Dominicans monks settled in Pollença in 1578 and by 1616 they had built their church and monastery in the centre of the town, introducing unwelcome competition for the local clergy. The Church of Monti-Sion was also completed in 1745. The population was growing quickly until a serious epidemic swept through the town in 1744-52.
Senor d'Esbrull was one of the main landowners in the area and in the 1820s he built an aqueduct to the centre of the town, alleviating water shortages during dry periods. Although the population increased again over the next half century, a combination of poor harvests and increasing taxes caused many people to emigrate to Argentina around 1888.
In 1829 a hospice was added to the Chapel of Saint George and it was later used by the nuns of charity. Around 1835 the Dominican Monastery, and the buildings belonging to Montesión and St. George Chapel became the town's property under the Prime Minister Mendizábal's decrees. The buildings were just three of hundreds across Spain that were taken from the clergy and given to barons to raise money and support for the civil war, known as the First Carlist War.
The original town square is Plaza Major and it is in front of the Church of Mary of God of the Angels, the church established by the Knights Templar. Follow Temple Street behind the church and pass through Plaza l'Almoina to discover Montesion Church and the Town Hall.
The steps up Calvary Hill are just to the west. The chapel at the top dates from the 19th Century and the ancient statue of the Virgin Mary of the Foot of the Cross is inside. It is well worth climbing the steps to see the magnificent views of the town. Each Good Friday a parade re-enacts the Stations of the Cross along the back road before carrying out a mock crucifixion on top of the hill. There is also a silent torch lit parade as hundreds of people accompany the figure of Christ through the town dressed in religious cloaks and masks.
Head back down the steps and follow l'Ombra Street at the bottom to get to the Church and Convent of Sant Domingo. The large square in front is known as Liberty Plaza and it was once the cemetery. The tourist information office and the museum are inside the convent.
Torre d'Esbrull is next to the square and the tower guards would look out for the alarm being raised on the coastline when pirates roamed the Mediterranean Sea. It would in turn pass the message on to the church tower which would ring the bells to alert the villagers.

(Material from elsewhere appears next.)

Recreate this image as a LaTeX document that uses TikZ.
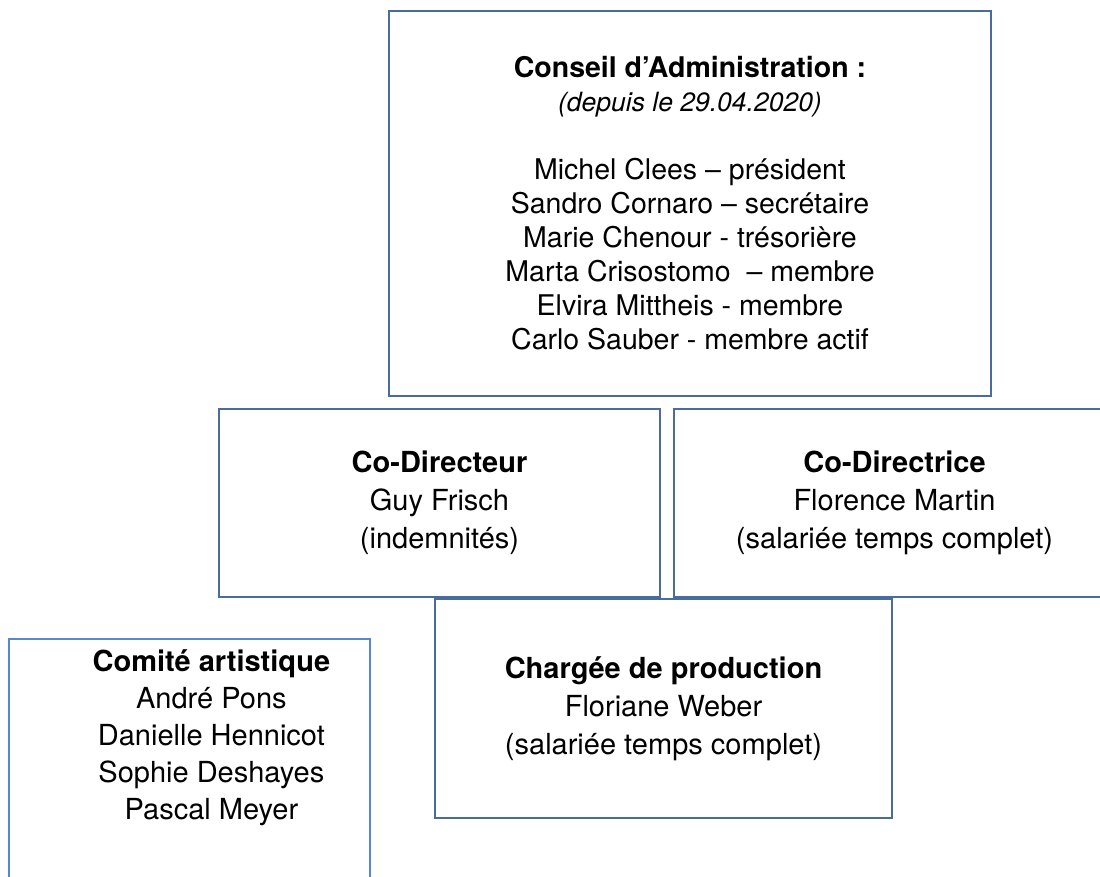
\documentclass[tikz,border=0pt]{standalone}
\usepackage{fontspec}
\setmainfont{TeX Gyre Heros}
\usetikzlibrary{calc, positioning}
\definecolor{boxblue}{RGB}{72,108,160}
\definecolor{lightblue}{RGB}{88,136,204}

\begin{document}
\begin{tikzpicture}[x=1pt, y=-1pt,
    box/.style={draw=boxblue, line width=1.8pt, rectangle, inner sep=0pt, align=center},
    small/.style={font=\fontsize{28.5}{34}\selectfont},
    big/.style={font=\fontsize{29}{38}\selectfont}]
    \useasboundingbox (0,0) rectangle (1100,876);

    \coordinate (C) at (690, 203.5);
    \coordinate (D1) at (439.5, 503);
    \coordinate (D2) at (894.5, 503);
    \coordinate (P) at (663.5, 708.5);
    \coordinate (A) at (8, 638);

    \node[box, small, minimum width=602pt, minimum height=385pt] (conseil) at (C)
        {\textbf{Conseil d’Administration :}\\
         {\fontsize{26.5}{34}\selectfont\itshape (depuis le 29.04.2020)}\\[34pt]
         Michel Clees – président\\
         Sandro Cornaro – secrétaire\\
         Marie Chenour - trésorière\\
         Marta Crisostomo \ – membre\\
         Elvira Mittheis - membre\\
         Carlo Sauber - membre actif};

    \node[box, big, minimum width=441pt, minimum height=188pt] (codir) at (D1)
        {\textbf{Co-Directeur}\\ Guy Frisch\\ (indemnités)};
    \node[box, big, minimum width=441pt, minimum height=188pt] (codirice) at (D2)
        {\textbf{Co-Directrice}\\ Florence Martin\\ (salariée temps complet)};
    \node[box, big, minimum width=457pt, minimum height=219pt] (charge) at (P)
        {\textbf{Chargée de production}\\ Floriane Weber\\ (salariée temps complet)};

    % comite box runs past the bottom edge
    \node[box, draw=lightblue, minimum width=361pt, minimum height=300pt, anchor=north west] (comite) at (A) {};
    \node[font=\fontsize{29}{37}\selectfont, align=center, anchor=north] (comitetext) at ($(comite.north)+(22,8)$)
        {\textbf{Comité artistique}\\ André Pons\\ Danielle Hennicot\\ Sophie Deshayes\\ Pascal Meyer};
\end{tikzpicture}
\end{document}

El Puig de Maria, or Maria's Hill, rises 330 metres above the south side of Pollença and the Chapel of El Rosal Vell at the top was dedicated to Our Lady of Mercy in the 15th Century. Monks and hermits have lived here over the centuries, worshipping the 14th Century statue of the Virgin Mary. The narrow track to the summit is signposted from the bypass (Ma-2200) on the southeast side of the town.